P U M P K I N S E E D S F O R P L A N T I N G
If you have been growing some awesome pumpkins or you’re about to eat one, save the seeds! Seed can be saved one month after harvesting. If you buy pumpkins, the best bet you have of growing ones similar to your original pumpkin is to use seeds from open-pollinated and heirloom varieties. So try buying a pumpkin from a farmers market and ask the farmer.
1. Scrap the seeds from your favourite pumpkin with a big spoon.
2. Clean the seeds by separating them from the pulp then rinse well in a colander under water until they are completely clean.
3. Make sure they are dry and spread them in a single layer on a tray lined with baking paper. Place them in a cool, dry and dark location for about 3 weeks.
4. Keep them in a labeled envelope and plant when ready.
Sow seed in soil with a few handfuls of compost. Pumpkins love full sun, regular watering and fertile, well-drained soil.

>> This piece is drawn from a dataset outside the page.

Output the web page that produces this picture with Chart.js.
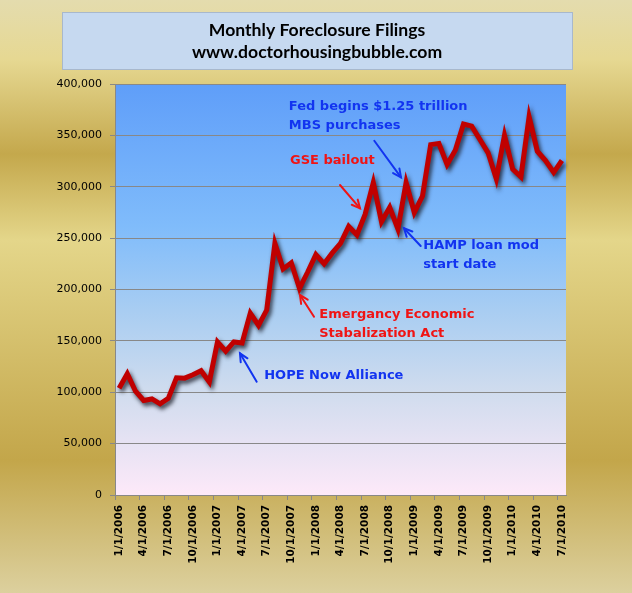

Being ground cover plants, they can take up heaps of space-be warned! They can also be grown all year round in tropical and sub-tropical climates. Native and honey bees are the usual pollinators so make sure you plant lots of flowers in your garden to attract them and they’ll do the hard work for you.
Pumpkins usually take 70-120 days to mature. I harvest when the vine around them starts to die and when they sound hollow when tapped. Cut them off of the vine with as much stalk as possible. Also try eating pumpkin leaf tips (throw them in a stir fry) as removing them also helps to contain the plants so they don’t take over! After harvesting, vines and leaves can be used for composting.
P U M P K I N S E E D S F O R E A T I N G
Pumpkin seeds are very high in magnesium, rich in omega-3 and omega-6 fatty acids, antioxidants, fibre and a rich source of zinc.
s p i c y p u m p k i n s e e d s
1 cup pumpkin seeds
2 teaspoons extra virgin olive oil
1 teaspoon paprika
½ teaspoon sweet smoked paprika
Pinch of hot chilli powder
1. Clean and rinse your pumpkin seeds (as above). Make sure they are pretty dry.
2. Preheat the oven to 180 degrees and line a large baking tray with baking paper.
3. Spread out the seeds on the tray and roast for 12 minutes or until lightly roasted.
4. While they’re still warm, place seeds in a large bowl then add the olive oil and toss. Add the spices, sea salt and toss again. A tasty snack with a few drinks or yummy with avo and toast!